In addition to reducing the number of elk in the park, the return of wolves was felt across the ecosystem. This rippling effect caused by the wolves’ return is known as a “trophic cascade,” and in Yellowstone it helped lead the way to “an avian renaissance” in the park, not to mention increased numbers of everything from rodents to pronghorn antelope. With elk spending less time nibbling on the willows that hold down stream banks, riparian habitat for fish and other aquatic species was improved too. The whole ecosystem rejiggered itself into a state that hadn’t existed in centuries.
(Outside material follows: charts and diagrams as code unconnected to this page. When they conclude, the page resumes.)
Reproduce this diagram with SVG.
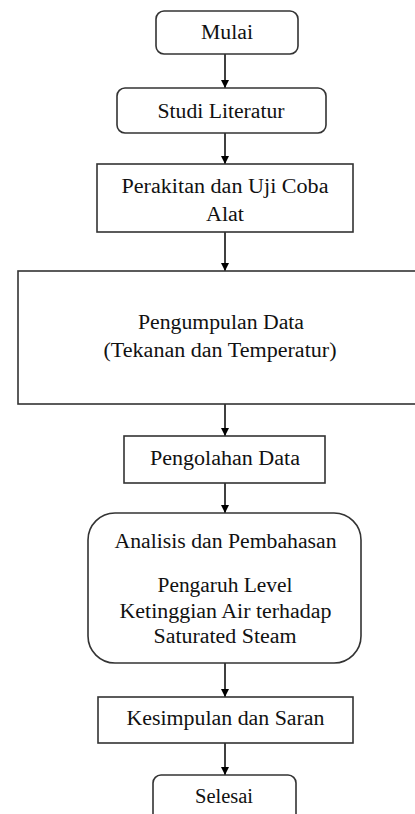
<svg xmlns="http://www.w3.org/2000/svg" width="415" height="814" viewBox="0 0 415 814">
<style>
.box{fill:#fff;stroke:#333;stroke-width:1.6}
.t{font-family:"Liberation Serif","Times New Roman",serif;font-size:20px;fill:#111;text-anchor:middle}
.c{stroke:#000;stroke-width:1.5;fill:none}
</style>
<defs>
<marker id="ah" markerWidth="8" markerHeight="8" refX="8" refY="4" orient="auto" markerUnits="userSpaceOnUse">
<path d="M0,0 L8,4 L0,8 Z" fill="#000"/>
</marker>
</defs>
<rect width="415" height="814" fill="#fff"/>
<g id="connectors">
<line class="c" x1="225" y1="54" x2="225" y2="88" marker-end="url(#ah)"/>
<line class="c" x1="225" y1="133" x2="225" y2="164" marker-end="url(#ah)"/>
<line class="c" x1="225" y1="232" x2="225" y2="271" marker-end="url(#ah)"/>
<line class="c" x1="225" y1="404" x2="225" y2="436" marker-end="url(#ah)"/>
<line class="c" x1="225" y1="483" x2="225" y2="513" marker-end="url(#ah)"/>
<line class="c" x1="225" y1="663" x2="225" y2="697" marker-end="url(#ah)"/>
<line class="c" x1="225" y1="743" x2="225" y2="775" marker-end="url(#ah)"/>
</g>
<g id="mulai">
<rect class="box" x="156" y="11" width="142" height="43" rx="8"/>
<text class="t" x="227" y="39" textLength="52" lengthAdjust="spacingAndGlyphs">Mulai</text>
</g>
<g id="studi">
<rect class="box" x="117" y="88" width="209" height="45" rx="8"/>
<text class="t" x="221" y="118" textLength="127" lengthAdjust="spacingAndGlyphs">Studi Literatur</text>
</g>
<g id="perakitan">
<rect class="box" x="97" y="164" width="256" height="68"/>
<text class="t" x="225" y="193" textLength="207" lengthAdjust="spacingAndGlyphs">Perakitan dan Uji Coba</text>
<text class="t" x="225" y="221" textLength="38" lengthAdjust="spacingAndGlyphs">Alat</text>
</g>
<g id="pengumpulan">
<rect class="box" x="18" y="271" width="420" height="133"/>
<text class="t" x="221" y="329" textLength="166" lengthAdjust="spacingAndGlyphs">Pengumpulan Data</text>
<text class="t" x="220" y="357" textLength="233" lengthAdjust="spacingAndGlyphs">(Tekanan dan Temperatur)</text>
</g>
<g id="pengolahan">
<rect class="box" x="124" y="436" width="201" height="47"/>
<text class="t" x="225" y="465" textLength="150" lengthAdjust="spacingAndGlyphs">Pengolahan Data</text>
</g>
<g id="analisis">
<rect class="box" x="88" y="513" width="273" height="150" rx="27"/>
<text class="t" x="225.5" y="548" textLength="222" lengthAdjust="spacingAndGlyphs">Analisis dan Pembahasan</text>
<text class="t" x="225" y="592" textLength="135" lengthAdjust="spacingAndGlyphs">Pengaruh Level</text>
<text class="t" x="225.5" y="618" textLength="212" lengthAdjust="spacingAndGlyphs">Ketinggian Air terhadap</text>
<text class="t" x="225" y="643" textLength="143" lengthAdjust="spacingAndGlyphs">Saturated Steam</text>
</g>
<g id="kesimpulan">
<rect class="box" x="98" y="697" width="255" height="46"/>
<text class="t" x="225.5" y="725" textLength="198" lengthAdjust="spacingAndGlyphs">Kesimpulan dan Saran</text>
</g>
<g id="selesai">
<rect class="box" x="153" y="775" width="143" height="50" rx="8"/>
<text class="t" x="224" y="803" textLength="58" lengthAdjust="spacingAndGlyphs">Selesai</text>
</g>
</svg>
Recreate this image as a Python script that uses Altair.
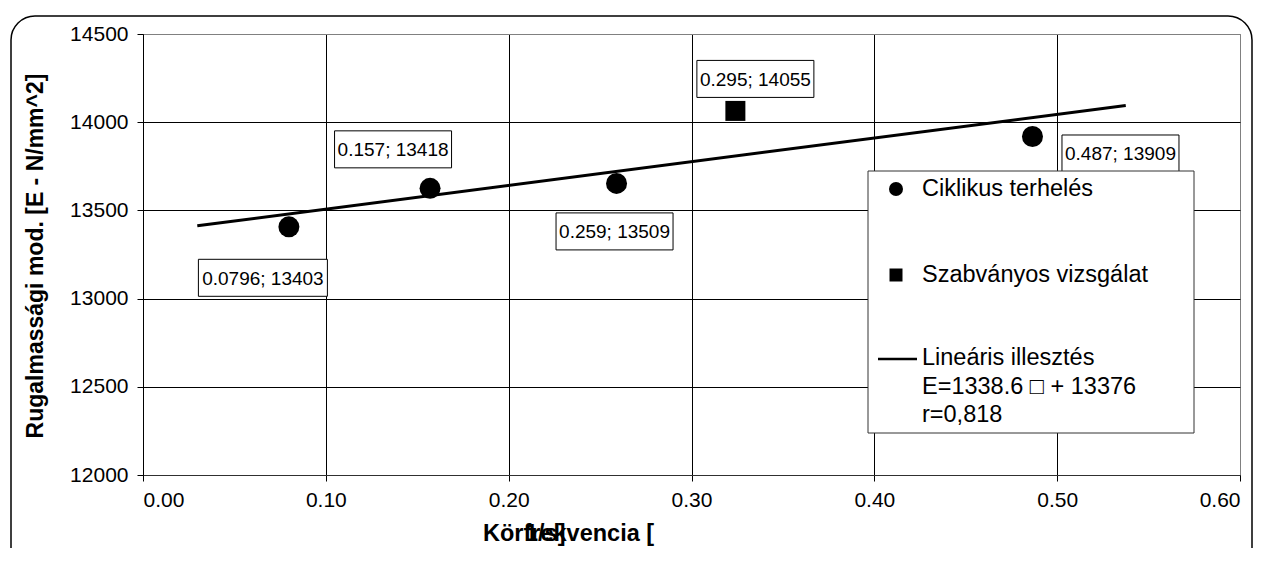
import altair as alt
import pandas as pd

# ---- data ----
cyc_x = [0.0798, 0.157, 0.259, 0.4865]          # Ciklikus terhelés
cyc_y = [13407, 13625, 13653, 13919]
std_x = [0.324]                                  # Szabványos vizsgálat
std_y = [14064]
fit_x = [0.0297, 0.5375]                         # Lineáris illesztés (end points)
fit_y = [13413, 14095]
label_text = ["0.0796; 13403", "0.157; 13418", "0.259; 13509", "0.295; 14055", "0.487; 13909"]
x_ticks = [0.0, 0.1, 0.2, 0.3, 0.4, 0.5, 0.6]
y_ticks = [12000, 12500, 13000, 13500, 14000, 14500]
legend_labels = ["Ciklikus terhelés", "Szabványos vizsgálat", "Lineáris illesztés",
                 "E=1338.6  \u25a1 + 13376", "r=0,818"]
x_title = "Körfrekvencia ["
x_title_overlap = "1/s]"
y_title = "Rugalmassági mod. [E - N/mm^2]"

FONT = "Liberation Sans"

# points each label belongs to (order of label_text)
label_x = cyc_x[:3] + std_x + cyc_x[3:]
label_y = cyc_y[:3] + std_y + cyc_y[3:]

df_cyc = pd.DataFrame({"x": cyc_x, "y": cyc_y})
df_std = pd.DataFrame({"x": std_x, "y": std_y})
df_fit = pd.DataFrame({"x": fit_x, "y": fit_y})

X = alt.X("x:Q",
          scale=alt.Scale(domain=[0, 0.6], nice=False, zero=False),
          axis=alt.Axis(values=x_ticks, format=".2f", title=None, grid=True,
                        gridColor={"condition": {"test": "datum.value >= 0.6", "value": "#808080"},
                                   "value": "#000000"},
                        tickSize=6, labelPadding=8, labelFontSize=21,
                        domainColor="#303030"))
Y = alt.Y("y:Q",
          scale=alt.Scale(domain=[12000, 14500], nice=False, zero=False),
          axis=alt.Axis(values=y_ticks, format="d", title=None, grid=True,
                        gridColor={"condition": {"test": "datum.value >= 14500", "value": "#808080"},
                                   "value": "#000000"},
                        tickSize=6, labelPadding=9, labelFontSize=21,
                        domainColor="#000000"))

one = pd.DataFrame({"k": [0]})

frame = alt.Chart(one).mark_rect(fill="white", fillOpacity=0, stroke="black",
                                 strokeWidth=1.5, cornerRadius=24).encode(
    x=alt.value(-132), x2=alt.value(1109), y=alt.value(-18), y2=alt.value(548))

line = alt.Chart(df_fit).mark_line(color="black", strokeWidth=3).encode(x=X, y=Y)
circles = alt.Chart(df_cyc).mark_point(shape="circle", filled=True, size=441,
                                       color="black", opacity=1).encode(x=X, y=Y)
squares = alt.Chart(df_std).mark_point(shape="square", filled=True, size=400,
                                       color="black", opacity=1).encode(x=X, y=Y)

# label box placement (pixel offsets of box centre from its point, box width)
offsets = [(-26, 51, 129), (-37, -39, 117), (-2, 48, 117), (20, -32, 117), (88, 17, 117)]
BOX_H = 37
label_layers = []
for i, (dx, dy, w) in enumerate(offsets):
    d = pd.DataFrame({"x": [label_x[i]], "y": [label_y[i]], "t": [label_text[i]]})
    box = alt.Chart(d).mark_rect(fill="white", stroke="black", strokeWidth=1,
                                 xOffset=dx - w / 2, x2Offset=dx + w / 2,
                                 yOffset=dy - BOX_H / 2, y2Offset=dy + BOX_H / 2).encode(
        x=X, x2="x", y=Y, y2="y")
    txt = alt.Chart(d).mark_text(font=FONT, fontSize=19, color="black", align="center",
                                 baseline="middle", dx=dx, dy=dy + 1).encode(
        x=X, y=Y, text="t:N")
    label_layers += [box, txt]

# legend (drawn by hand)
leg_box = alt.Chart(one).mark_rect(fill="white", stroke="#333333", strokeWidth=1).encode(
    x=alt.value(725), x2=alt.value(1051), y=alt.value(137), y2=alt.value(399))
leg_circ = alt.Chart(one).mark_point(shape="circle", filled=True, size=196, color="black",
                                     opacity=1).encode(x=alt.value(753), y=alt.value(155))
leg_sq = alt.Chart(one).mark_point(shape="square", filled=True, size=169, color="black",
                                   opacity=1).encode(x=alt.value(753), y=alt.value(241))
leg_line = alt.Chart(one).mark_rule(color="black", strokeWidth=2.5).encode(
    x=alt.value(735), x2=alt.value(774), y=alt.value(325))
leg_y = [155, 241, 324, 353, 381]
leg_texts = []
for lab, yy in zip(legend_labels, leg_y):
    leg_texts.append(
        alt.Chart(pd.DataFrame({"t": [lab]})).mark_text(
            font=FONT, fontSize=23.5, color="black", align="left", baseline="middle").encode(
            x=alt.value(779), y=alt.value(yy), text="t:N"))

# axis titles
ytitle = alt.Chart(pd.DataFrame({"t": [y_title]})).mark_text(
    font=FONT, fontSize=23, fontWeight="bold", angle=270, align="center",
    baseline="middle", color="black").encode(x=alt.value(-107), y=alt.value(222), text="t:N")
xtitle = alt.Chart(pd.DataFrame({"t": [x_title]})).mark_text(
    font=FONT, fontSize=23.5, fontWeight="bold", align="left", baseline="alphabetic",
    color="black").encode(x=alt.value(340), y=alt.value(507), text="t:N")
xtitle2 = alt.Chart(pd.DataFrame({"t": [x_title_overlap]})).mark_text(
    font=FONT, fontSize=23.5, fontWeight="bold", align="left", baseline="alphabetic",
    color="black").encode(x=alt.value(382), y=alt.value(507), text="t:N")

chart = alt.layer(
    frame, line, circles, squares, *label_layers,
    leg_box, leg_circ, leg_sq, leg_line, *leg_texts,
    ytitle, xtitle, xtitle2
).properties(
    width=1097, height=441,
    padding={"left": 135, "top": 26, "right": 13, "bottom": 73},
    autosize=alt.AutoSizeParams(type="none"),
    background="white",
).configure_view(
    stroke="#808080", strokeWidth=1
).configure_axis(
    labelFont=FONT, labelColor="black", tickColor="black", gridWidth=1, gridOpacity=1
)

chart.save("out.html", embed_options={"renderer": "svg", "actions": False})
Before the final encounter between Turnbull and O-Six, and (spoiler alert) the widespread fallout of the death of what the New York Times called the world’s most famous wolf, another Yellowstone wolf known as 754 was shot just outside of the park in Crandall. While elk-hunting outfitters were by 2012 a thing of the past, new businesses had sprung up catering to tourists who wanted to spot a wolf, including one owned by Nathan Varley.

Blakeslee quotes an interview Varley gave to the New York Times after 754 was killed, where he asks who would compensate guides like him for the loss of “a million dollar wolf.” But even with wolves providing new livelihoods by way of tourist dollars, there are still many like Turnbull who would rather they be hunted. In the West, with its vast stretches of public lands, the story of wolves and the people who now live alongside them boils down to a familiar question of extraction versus conservation that surrounds timber, mining, ranching and other rural economies.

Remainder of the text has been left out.